El virus de 1918 mató a jóvenes, pero, como sugiere el artículo, no es una excepción a la observación de que las enfermedades infecciosas matan más fácilmente a las personas más frágiles y enfermas.
“Nunca debemos esperar que una causa de muerte no accidental sea indiscriminada”, afirmó Sharon DeWitte, antropóloga en la Universidad de Colorado, en Boulder, y una autora del artículo.
Había un enigma respecto a quienes murieron a causa de la influenza de 1918, alimentando la especulación de que la salud no era protección. La curva de mortalidad de la gripe tenía forma de W. Por lo regular, las curvas de mortalidad tienen forma de U, lo que indica que los bebés con sistemas inmunológicos inmaduros y las personas mayores tienen las tasas de mortalidad más altas.
Esa W surgió porque las tasas de mortalidad se dispararon en personas de entre 20 y 40 años, así como en bebés y personas mayores.

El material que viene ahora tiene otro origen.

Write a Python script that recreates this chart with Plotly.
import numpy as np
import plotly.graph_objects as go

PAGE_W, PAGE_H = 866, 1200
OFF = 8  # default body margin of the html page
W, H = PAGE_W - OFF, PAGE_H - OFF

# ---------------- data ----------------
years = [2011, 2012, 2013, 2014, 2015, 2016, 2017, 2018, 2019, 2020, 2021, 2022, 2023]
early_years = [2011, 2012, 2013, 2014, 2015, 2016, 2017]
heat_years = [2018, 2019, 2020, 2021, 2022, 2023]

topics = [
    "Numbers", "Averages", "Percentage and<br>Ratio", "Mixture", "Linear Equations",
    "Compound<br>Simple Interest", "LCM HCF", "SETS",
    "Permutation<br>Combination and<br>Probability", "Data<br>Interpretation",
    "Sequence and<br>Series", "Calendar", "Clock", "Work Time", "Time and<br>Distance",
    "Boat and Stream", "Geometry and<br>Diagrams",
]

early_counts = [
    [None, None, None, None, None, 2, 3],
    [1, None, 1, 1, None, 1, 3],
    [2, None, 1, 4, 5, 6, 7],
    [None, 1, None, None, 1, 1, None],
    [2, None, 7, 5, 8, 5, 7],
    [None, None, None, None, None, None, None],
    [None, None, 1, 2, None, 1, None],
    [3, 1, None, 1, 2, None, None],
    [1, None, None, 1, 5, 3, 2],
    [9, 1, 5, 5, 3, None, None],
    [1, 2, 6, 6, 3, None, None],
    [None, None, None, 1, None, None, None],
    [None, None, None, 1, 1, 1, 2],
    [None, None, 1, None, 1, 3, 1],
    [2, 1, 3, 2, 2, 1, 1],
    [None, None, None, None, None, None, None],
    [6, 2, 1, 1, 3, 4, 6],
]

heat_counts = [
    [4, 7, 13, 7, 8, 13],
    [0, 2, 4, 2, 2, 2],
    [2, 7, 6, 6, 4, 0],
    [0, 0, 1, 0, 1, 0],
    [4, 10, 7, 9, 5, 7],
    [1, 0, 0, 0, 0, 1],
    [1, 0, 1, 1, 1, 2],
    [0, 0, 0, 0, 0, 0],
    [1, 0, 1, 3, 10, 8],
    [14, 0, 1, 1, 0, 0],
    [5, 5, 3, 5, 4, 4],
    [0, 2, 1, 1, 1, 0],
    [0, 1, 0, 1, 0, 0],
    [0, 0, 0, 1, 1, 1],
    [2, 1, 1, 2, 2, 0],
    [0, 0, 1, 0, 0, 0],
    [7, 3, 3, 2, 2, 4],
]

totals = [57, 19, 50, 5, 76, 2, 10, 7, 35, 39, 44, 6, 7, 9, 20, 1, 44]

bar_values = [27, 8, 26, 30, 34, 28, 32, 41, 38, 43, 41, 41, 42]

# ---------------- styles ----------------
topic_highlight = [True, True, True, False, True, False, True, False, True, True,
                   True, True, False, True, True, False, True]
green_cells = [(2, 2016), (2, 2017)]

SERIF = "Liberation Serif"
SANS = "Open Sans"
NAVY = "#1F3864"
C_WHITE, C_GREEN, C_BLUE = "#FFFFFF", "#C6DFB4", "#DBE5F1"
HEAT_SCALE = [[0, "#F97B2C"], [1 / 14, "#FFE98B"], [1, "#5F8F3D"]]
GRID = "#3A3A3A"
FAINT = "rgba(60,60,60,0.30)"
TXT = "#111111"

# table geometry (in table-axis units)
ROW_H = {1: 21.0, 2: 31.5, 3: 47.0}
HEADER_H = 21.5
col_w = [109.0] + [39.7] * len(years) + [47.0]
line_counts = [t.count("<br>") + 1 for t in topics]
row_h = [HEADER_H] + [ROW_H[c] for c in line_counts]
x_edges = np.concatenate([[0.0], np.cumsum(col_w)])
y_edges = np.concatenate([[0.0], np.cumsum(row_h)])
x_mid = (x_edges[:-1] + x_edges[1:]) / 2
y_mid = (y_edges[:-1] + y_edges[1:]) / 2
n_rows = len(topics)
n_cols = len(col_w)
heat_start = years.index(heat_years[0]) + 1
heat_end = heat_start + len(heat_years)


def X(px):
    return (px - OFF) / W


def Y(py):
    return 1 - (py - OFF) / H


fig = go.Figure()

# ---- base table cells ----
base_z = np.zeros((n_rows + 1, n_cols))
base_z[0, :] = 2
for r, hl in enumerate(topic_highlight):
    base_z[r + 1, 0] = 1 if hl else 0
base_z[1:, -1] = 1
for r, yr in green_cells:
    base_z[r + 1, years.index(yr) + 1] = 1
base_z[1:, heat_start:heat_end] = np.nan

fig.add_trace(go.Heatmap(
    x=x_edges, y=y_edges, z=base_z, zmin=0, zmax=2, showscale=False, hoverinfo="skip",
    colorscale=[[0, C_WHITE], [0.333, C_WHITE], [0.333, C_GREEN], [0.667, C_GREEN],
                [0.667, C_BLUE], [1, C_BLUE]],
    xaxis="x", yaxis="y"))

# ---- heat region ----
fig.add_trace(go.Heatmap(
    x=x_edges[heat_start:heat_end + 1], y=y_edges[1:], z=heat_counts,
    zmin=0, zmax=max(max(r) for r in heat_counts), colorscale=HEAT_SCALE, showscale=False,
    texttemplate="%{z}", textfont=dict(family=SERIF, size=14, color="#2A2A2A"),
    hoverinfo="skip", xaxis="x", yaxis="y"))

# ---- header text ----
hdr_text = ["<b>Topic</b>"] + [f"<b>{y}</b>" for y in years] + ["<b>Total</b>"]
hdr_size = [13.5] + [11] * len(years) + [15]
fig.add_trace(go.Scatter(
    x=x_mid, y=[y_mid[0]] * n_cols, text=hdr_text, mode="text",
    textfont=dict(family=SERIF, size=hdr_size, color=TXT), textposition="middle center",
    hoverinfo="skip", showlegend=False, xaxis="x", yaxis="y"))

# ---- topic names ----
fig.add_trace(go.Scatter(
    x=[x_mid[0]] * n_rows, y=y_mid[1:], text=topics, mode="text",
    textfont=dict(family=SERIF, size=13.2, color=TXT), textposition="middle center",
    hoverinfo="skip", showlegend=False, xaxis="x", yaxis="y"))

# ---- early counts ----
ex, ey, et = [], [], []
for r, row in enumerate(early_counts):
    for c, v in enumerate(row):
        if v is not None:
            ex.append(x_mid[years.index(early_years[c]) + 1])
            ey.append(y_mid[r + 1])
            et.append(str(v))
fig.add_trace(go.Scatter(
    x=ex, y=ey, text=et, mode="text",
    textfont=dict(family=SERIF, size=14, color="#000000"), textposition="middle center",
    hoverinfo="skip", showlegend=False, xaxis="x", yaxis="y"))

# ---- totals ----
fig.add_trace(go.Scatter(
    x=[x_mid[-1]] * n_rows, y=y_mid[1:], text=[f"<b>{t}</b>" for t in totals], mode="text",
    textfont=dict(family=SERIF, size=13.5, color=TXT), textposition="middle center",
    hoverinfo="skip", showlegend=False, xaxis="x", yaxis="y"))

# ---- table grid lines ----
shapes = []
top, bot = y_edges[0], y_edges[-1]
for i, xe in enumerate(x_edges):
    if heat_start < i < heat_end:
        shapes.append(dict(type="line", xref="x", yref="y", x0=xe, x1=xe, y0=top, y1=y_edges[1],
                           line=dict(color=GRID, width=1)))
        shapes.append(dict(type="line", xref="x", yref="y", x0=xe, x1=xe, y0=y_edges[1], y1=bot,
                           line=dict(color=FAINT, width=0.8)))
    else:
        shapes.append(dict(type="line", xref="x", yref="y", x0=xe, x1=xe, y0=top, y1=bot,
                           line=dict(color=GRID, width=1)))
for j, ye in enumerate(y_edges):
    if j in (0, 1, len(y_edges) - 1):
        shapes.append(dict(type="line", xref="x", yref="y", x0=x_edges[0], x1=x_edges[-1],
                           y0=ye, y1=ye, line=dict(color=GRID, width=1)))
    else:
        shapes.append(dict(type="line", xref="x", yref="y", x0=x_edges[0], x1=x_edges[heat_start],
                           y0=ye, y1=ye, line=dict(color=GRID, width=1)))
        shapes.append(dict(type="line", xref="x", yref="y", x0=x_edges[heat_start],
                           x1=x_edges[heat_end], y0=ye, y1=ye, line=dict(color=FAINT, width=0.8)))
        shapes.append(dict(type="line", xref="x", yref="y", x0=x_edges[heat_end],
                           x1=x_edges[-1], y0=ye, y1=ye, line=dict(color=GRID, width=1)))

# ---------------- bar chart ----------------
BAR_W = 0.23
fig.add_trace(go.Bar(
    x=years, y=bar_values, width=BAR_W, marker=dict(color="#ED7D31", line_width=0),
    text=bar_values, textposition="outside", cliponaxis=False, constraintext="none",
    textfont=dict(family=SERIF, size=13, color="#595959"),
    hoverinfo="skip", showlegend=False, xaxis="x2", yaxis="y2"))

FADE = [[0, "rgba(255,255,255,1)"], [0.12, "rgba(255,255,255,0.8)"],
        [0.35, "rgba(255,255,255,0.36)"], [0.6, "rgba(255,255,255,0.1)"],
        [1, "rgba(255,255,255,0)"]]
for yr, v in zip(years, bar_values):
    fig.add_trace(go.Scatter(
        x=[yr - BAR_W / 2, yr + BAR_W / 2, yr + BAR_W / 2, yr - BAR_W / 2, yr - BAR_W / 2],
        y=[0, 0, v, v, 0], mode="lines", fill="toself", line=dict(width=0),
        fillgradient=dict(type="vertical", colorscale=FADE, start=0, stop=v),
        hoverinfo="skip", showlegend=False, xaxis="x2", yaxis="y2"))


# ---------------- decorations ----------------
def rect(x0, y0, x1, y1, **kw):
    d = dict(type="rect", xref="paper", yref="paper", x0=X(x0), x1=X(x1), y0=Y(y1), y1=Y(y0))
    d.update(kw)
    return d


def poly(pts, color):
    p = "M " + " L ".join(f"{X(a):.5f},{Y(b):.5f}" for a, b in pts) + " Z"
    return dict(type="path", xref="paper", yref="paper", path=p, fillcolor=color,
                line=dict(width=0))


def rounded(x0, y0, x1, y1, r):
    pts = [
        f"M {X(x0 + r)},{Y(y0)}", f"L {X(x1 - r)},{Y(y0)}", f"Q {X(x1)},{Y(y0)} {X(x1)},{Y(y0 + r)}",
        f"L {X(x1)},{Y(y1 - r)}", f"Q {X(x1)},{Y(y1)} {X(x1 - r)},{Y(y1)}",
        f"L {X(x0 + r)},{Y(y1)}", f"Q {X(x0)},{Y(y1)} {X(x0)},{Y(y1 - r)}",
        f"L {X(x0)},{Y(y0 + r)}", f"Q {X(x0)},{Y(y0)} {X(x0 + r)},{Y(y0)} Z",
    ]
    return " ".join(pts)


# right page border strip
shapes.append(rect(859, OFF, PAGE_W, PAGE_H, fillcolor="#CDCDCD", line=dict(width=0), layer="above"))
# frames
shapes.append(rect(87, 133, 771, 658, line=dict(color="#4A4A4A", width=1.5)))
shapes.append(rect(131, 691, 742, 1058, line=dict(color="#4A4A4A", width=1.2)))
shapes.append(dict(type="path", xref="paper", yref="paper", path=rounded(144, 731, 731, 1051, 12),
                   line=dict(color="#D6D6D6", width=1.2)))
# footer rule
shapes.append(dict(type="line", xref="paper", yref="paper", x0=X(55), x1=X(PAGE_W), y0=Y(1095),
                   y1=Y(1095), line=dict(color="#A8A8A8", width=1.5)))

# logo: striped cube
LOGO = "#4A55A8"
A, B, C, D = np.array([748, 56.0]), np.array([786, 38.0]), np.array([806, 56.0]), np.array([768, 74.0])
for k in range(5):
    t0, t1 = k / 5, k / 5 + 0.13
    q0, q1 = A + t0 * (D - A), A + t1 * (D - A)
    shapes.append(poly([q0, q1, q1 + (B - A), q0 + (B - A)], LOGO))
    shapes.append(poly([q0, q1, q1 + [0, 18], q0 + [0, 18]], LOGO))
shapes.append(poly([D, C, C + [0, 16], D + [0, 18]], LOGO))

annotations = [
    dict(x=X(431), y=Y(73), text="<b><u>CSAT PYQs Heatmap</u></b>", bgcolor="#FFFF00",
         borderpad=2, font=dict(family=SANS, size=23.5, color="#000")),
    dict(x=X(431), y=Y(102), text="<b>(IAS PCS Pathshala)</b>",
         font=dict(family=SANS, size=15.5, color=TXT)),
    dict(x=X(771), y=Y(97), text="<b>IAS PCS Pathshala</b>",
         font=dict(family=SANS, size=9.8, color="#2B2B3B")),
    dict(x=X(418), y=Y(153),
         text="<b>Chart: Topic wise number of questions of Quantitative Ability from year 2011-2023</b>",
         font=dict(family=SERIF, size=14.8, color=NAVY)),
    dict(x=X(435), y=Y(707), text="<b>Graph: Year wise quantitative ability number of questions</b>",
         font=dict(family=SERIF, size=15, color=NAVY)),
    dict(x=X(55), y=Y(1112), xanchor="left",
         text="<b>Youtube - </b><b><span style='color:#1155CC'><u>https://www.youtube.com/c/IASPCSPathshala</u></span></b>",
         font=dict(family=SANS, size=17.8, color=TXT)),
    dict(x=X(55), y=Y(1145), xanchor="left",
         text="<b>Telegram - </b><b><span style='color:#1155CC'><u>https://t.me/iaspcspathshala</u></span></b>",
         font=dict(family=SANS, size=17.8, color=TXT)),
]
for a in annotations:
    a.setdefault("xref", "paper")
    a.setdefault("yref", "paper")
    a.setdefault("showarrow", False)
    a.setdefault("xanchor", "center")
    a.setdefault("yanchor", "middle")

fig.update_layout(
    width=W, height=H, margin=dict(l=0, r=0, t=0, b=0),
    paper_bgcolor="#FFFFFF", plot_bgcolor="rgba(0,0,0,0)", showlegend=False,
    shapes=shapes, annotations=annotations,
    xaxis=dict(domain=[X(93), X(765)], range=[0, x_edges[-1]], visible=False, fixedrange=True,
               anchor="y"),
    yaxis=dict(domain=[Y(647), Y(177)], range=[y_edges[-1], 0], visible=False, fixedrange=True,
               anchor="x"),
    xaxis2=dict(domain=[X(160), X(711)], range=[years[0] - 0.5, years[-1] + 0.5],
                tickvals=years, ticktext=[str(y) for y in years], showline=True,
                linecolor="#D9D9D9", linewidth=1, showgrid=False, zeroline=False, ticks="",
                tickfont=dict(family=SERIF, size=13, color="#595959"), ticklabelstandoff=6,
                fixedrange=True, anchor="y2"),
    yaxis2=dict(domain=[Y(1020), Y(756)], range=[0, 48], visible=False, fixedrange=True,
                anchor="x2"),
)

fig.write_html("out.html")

Esto parecía indicar que los adultos jóvenes eran extremadamente vulnerables y, de acuerdo con numerosos informes contemporáneos, no importaba si estaban sanos o padecían enfermedades crónicas.
En un reporte, el Coronel Victor Vaughan, un eminente patólogo, escribió que había visto “cientos de jóvenes con uniformes de su país, entrando a los pabellones en grupos de 10 o más” en el Fuerte Devens, en Massachusetts. A la mañana siguiente, “los cadáveres estaban apilados en el pabellón como leña”.

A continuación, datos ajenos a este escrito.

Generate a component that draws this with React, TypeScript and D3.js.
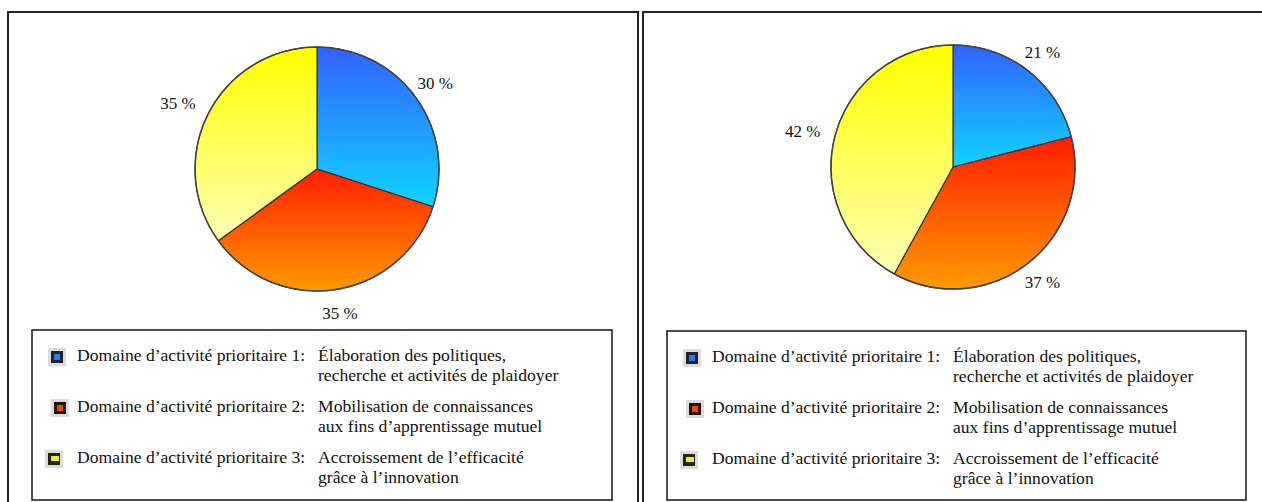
import React from 'react';
import * as d3 from 'd3';

// data
const domains = [
  'Domaine d’activité prioritaire 1:',
  'Domaine d’activité prioritaire 2:',
  'Domaine d’activité prioritaire 3:',
];
const descLine1 = ['Élaboration des politiques,', 'Mobilisation de connaissances', 'Accroissement de l’efficacité'];
const descLine2 = ['recherche et activités de plaidoyer', 'aux fins d’apprentissage mutuel', 'grâce à l’innovation'];
const leftValues = [30, 35, 35];
const rightValues = [21, 37, 42];

// gradient top/bottom per slice, and legend icon colours
const gradTop = ['#3262ff', '#ff1e00', '#ffff00'];
const gradBottom = ['#10d4ff', '#ff9a00', '#ffffb4'];
const iconOuter = ['#1b2130', '#2a1008', '#25250c'];
const iconInner = ['#2a7cf0', '#e84a10', '#e8e848'];

const W = 1262, H = 502;
const FONT = "'Liberation Serif', 'Times New Roman', serif";

type PanelProps = { id: string; values: number[]; cx: number; cy: number; box: { x: number; y: number; w: number; h: number } };

const Panel = ({ id, values, cx, cy, box }: PanelProps) => {
  const r = 122;
  const pie = d3.pie<number>().sort(null).value(d => d)(values);
  const arc = d3.arc<d3.PieArcDatum<number>>().innerRadius(0).outerRadius(r);
  const labelArc = d3.arc<d3.PieArcDatum<number>>().innerRadius(146).outerRadius(146);
  const iconDx = [0, 3, -3];

  return (
    <g>
      <defs>
        {values.map((_, i) => (
          <linearGradient key={i} id={`${id}-g${i}`} x1="0" y1="0" x2="0" y2="1">
            <stop offset="0" stopColor={gradTop[i]} />
            <stop offset="1" stopColor={gradBottom[i]} />
          </linearGradient>
        ))}
      </defs>
      <g transform={`translate(${cx},${cy})`}>
        {pie.map((s, i) => (
          <path key={i} d={arc(s) || ''} fill={`url(#${id}-g${i})`} stroke="#2a2a2a" strokeWidth={1.1} strokeLinejoin="round" />
        ))}
        <circle r={r} fill="none" stroke="#444" strokeWidth={1.5} />
        {pie.map((s, i) => {
          const [lx, ly] = labelArc.centroid(s);
          const mid = (s.startAngle + s.endAngle) / 2;
          const x = lx + (mid > Math.PI ? -9 : 0);
          return (
            <g key={'l' + i}>
              <rect x={x - 19} y={ly - 11} width={38} height={22} fill="#fff" />
              <text x={x} y={ly} dy="0.35em" textAnchor="middle" fontFamily={FONT} fontSize={17} fill="#111">
                {`${s.data} %`}
              </text>
            </g>
          );
        })}
      </g>
      <rect x={box.x} y={box.y} width={box.w} height={box.h} fill="none" stroke="#222" strokeWidth={1.6} />
      {domains.map((dname, i) => {
        const base = box.y + 31 + i * 51;
        const ix = box.x + 19 + iconDx[i];
        const iy = base - 10;
        return (
          <g key={dname}>
            <rect x={ix - 3} y={iy - 3} width={18} height={18} fill="#b8b8b8" opacity={0.5} />
            <rect x={ix} y={iy} width={12} height={12} fill={iconOuter[i]} />
            <rect x={ix + 3} y={iy + 3} width={i === 2 ? 8 : 6} height={i === 2 ? 5 : 6} fill={iconInner[i]} />
            <text x={box.x + 45} y={base} fontFamily={FONT} fontSize={17.6} fill="#111">{dname}</text>
            <text x={box.x + 286} y={base} fontFamily={FONT} fontSize={17.6} fill="#111">{descLine1[i]}</text>
            <text x={box.x + 286} y={base + 19.5} fontFamily={FONT} fontSize={17.6} fill="#111">{descLine2[i]}</text>
          </g>
        );
      })}
    </g>
  );
};

export default function App() {
  return (
    <svg width={W} height={H} style={{ position: 'absolute', left: 0, top: 0, background: '#fff' }}>
      <rect x={0} y={0} width={W} height={H} fill="#fff" />
      {/* outer frames, open at the bottom */}
      <path d={`M8,${H + 2} V12 H638 V${H + 2}`} fill="none" stroke="#222" strokeWidth={2} />
      <path d={`M643,${H + 2} V12 H${W + 2}`} fill="none" stroke="#222" strokeWidth={2} />
      <Panel id="left" values={leftValues} cx={317} cy={169} box={{ x: 32, y: 330, w: 580, h: 170 }} />
      <Panel id="right" values={rightValues} cx={953} cy={167} box={{ x: 667, y: 331, w: 579, h: 169 }} />
    </svg>
  );
}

La pandemia de la influenza, escribió, “estaba pasando factura a los más robustos, sin perdonar ni a soldados ni civiles, y haciendo alarde de su bandera roja ante la ciencia”.
En aquella época no había antibióticos ni vacunas contra las enfermedades infantiles y la tuberculosis estaba muy extendida entre los adultos jóvenes. Cuando las personas han tenido enfermedades persistentes como tuberculosis o cáncer, u otros factores estresantes como deficiencias nutricionales, sus espinillas desarrollan pequeños bultos. Amanda Wissler, antropóloga en la Universidad McMaster, en Ontario, y autora principal del artículo, y DeWitte estudiaron esqueletos de la colección del Museo de Historia Natural de Cleveland, en Ohio.

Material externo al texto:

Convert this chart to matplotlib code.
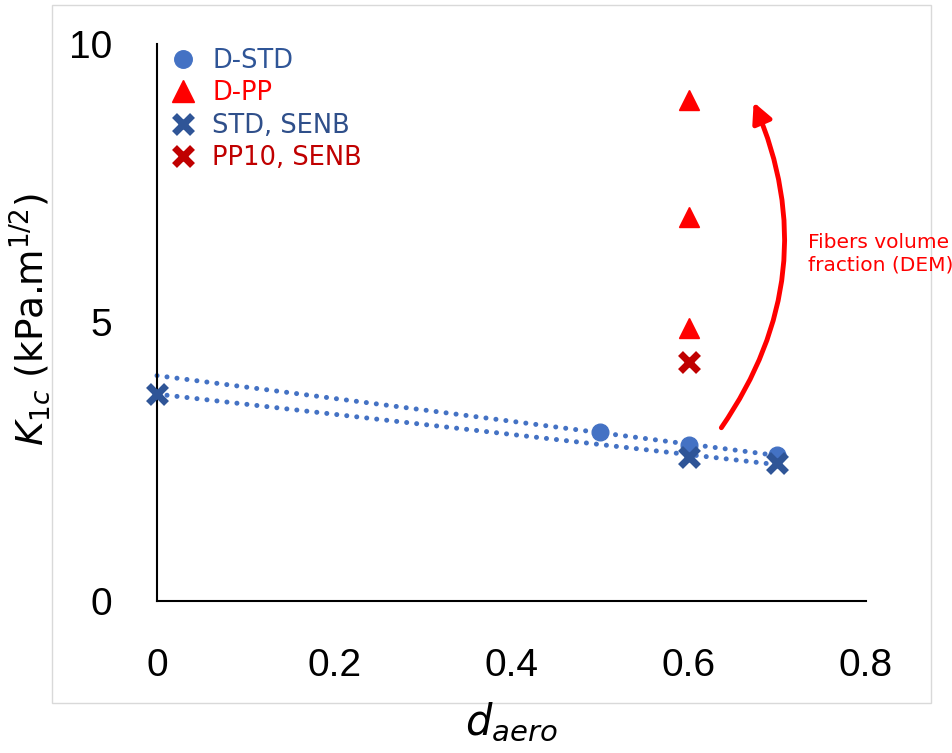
import numpy as np
import matplotlib
matplotlib.use("Agg")
import matplotlib.pyplot as plt
from matplotlib.patches import FancyArrowPatch, Rectangle

# ---- data ----
dstd_x = [0.5, 0.6, 0.7]
dstd_y = [3.03, 2.80, 2.62]
dpp_x = [0.6, 0.6, 0.6]
dpp_y = [9.0, 6.9, 4.9]
std_senb_x = [0.0, 0.6, 0.7]
std_senb_y = [3.72, 2.59, 2.48]
pp10_senb_x = [0.6]
pp10_senb_y = [4.29]
x_ticks = [0, 0.2, 0.4, 0.6, 0.8]
x_tick_labels = ["0", "0.2", "0.4", "0.6", "0.8"]
y_ticks = [0, 5, 10]
y_tick_labels = ["0", "5", "10"]

W, H = 952, 753
fig = plt.figure(figsize=(W / 100, H / 100), dpi=100)
plt.rcParams['font.family'] = ['DejaVu Sans']

# light gray chart frame
fig.patches.append(Rectangle((52 / W, 1 - 703 / H), (931 - 52) / W, (703 - 5) / H,
                             transform=fig.transFigure, fill=False,
                             edgecolor='#D9D9D9', lw=1))

ax = fig.add_axes([157 / W, 1 - 601 / H, (866 - 157) / W, (601 - 44) / H])
ax.set_xlim(0, 0.8)
ax.set_ylim(0, 10)
for s in ['top', 'right']:
    ax.spines[s].set_visible(False)
for s in ['left', 'bottom']:
    ax.spines[s].set_color('black')
    ax.spines[s].set_linewidth(1.5)
ax.set_xticks(x_ticks)
ax.set_xticklabels(x_tick_labels)
ax.set_yticks(y_ticks)
ax.set_yticklabels(y_tick_labels)
ax.tick_params(length=0, labelsize=28, pad=0)
for lab in ax.get_xticklabels() + ax.get_yticklabels():
    lab.set_fontfamily('Liberation Sans')
ax.tick_params(axis='x', pad=34)
ax.tick_params(axis='y', pad=32)

# trend lines
line_color = '#4472C4'
for xs, ys in [(dstd_x, dstd_y), (std_senb_x, std_senb_y)]:
    k, b = np.polyfit(xs, ys, 1)
    xx = np.array([0.0, 0.7])
    ax.plot(xx, k * xx + b, color=line_color, lw=3.6, dashes=(0.01, 2.0),
            dash_capstyle='round', zorder=2, clip_on=False)

ax.plot(dstd_x, dstd_y, 'o', color='#4472C4', ms=12, ls='none', label='D-STD',
        zorder=3, clip_on=False)
ax.plot(dpp_x, dpp_y, '^', color='#FF0000', ms=15, ls='none', label='D-PP',
        zorder=3, clip_on=False)
ax.plot(std_senb_x, std_senb_y, 'x', color='#2F5597', ms=13, mew=5, ls='none',
        label='STD, SENB', zorder=4, clip_on=False)
ax.plot(pp10_senb_x, pp10_senb_y, 'x', color='#C00000', ms=13, mew=5, ls='none',
        label='PP10, SENB', zorder=4, clip_on=False)

leg = ax.legend(loc='upper left', bbox_to_anchor=(0.0, 1.025), frameon=False,
                fontsize=18.5, handletextpad=0.85, labelspacing=0.25,
                handlelength=0.6, borderaxespad=0.3, markerscale=1.05)
for t, c in zip(leg.get_texts(), ['#2F5597', '#FF0000', '#2F4F8A', '#C00000']):
    t.set_color(c)

# curved arrow
arr = FancyArrowPatch((0.635, 3.07), (0.672, 9.0), connectionstyle='arc3,rad=0.28',
                      arrowstyle='-|>', mutation_scale=30, color='#FF0000', lw=3.5,
                      zorder=5)
ax.add_patch(arr)
fig.text(808 / W, 1 - 254 / H, 'Fibers volume\nfraction (DEM)', color='#FF0000',
         fontsize=14.5, ha='left', va='center', linespacing=1.2)

# axis labels
fig.text(511 / W, 1 - 722 / H, r'$d_{aero}$', fontsize=30, ha='center', va='center')
fig.text(30 / W, 1 - 320 / H, r'$K_{1c}$ (kPa.m$^{1/2}$)', fontsize=27, rotation=90,
         ha='center', va='center')

fig.savefig('out.png', dpi=100)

Las investigadoras examinaron las espinillas de 81 personas de entre 18 y 80 años que murieron en la pandemia de 1918. Veintiséis de ellos tenían entre 20 y 40 años. A modo de comparación, las investigadoras examinaron los huesos de 288 personas que murieron antes de la pandemia.
Aquellos cuyos huesos indicaban que eran frágiles cuando se infectaron —ya fueran adultos jóvenes o personas mayores— fueron, sin lugar a dudas, los más vulnerables. También murieron muchas personas sanas, pero quienes padecían enfermedades crónicas tenían muchas más posibilidades de morir.
Peter Palese, experto en influenza de la Escuela de Medicina Icahn de Mount Sinai en Nueva York, dijo que la curva de mortalidad en forma de W en 1918 significa que las personas mayores de 30 o 40 años probablemente habían estado expuestas a un virus similar que les había brindado algo de protección. Los adultos más jóvenes no habían estado expuestos.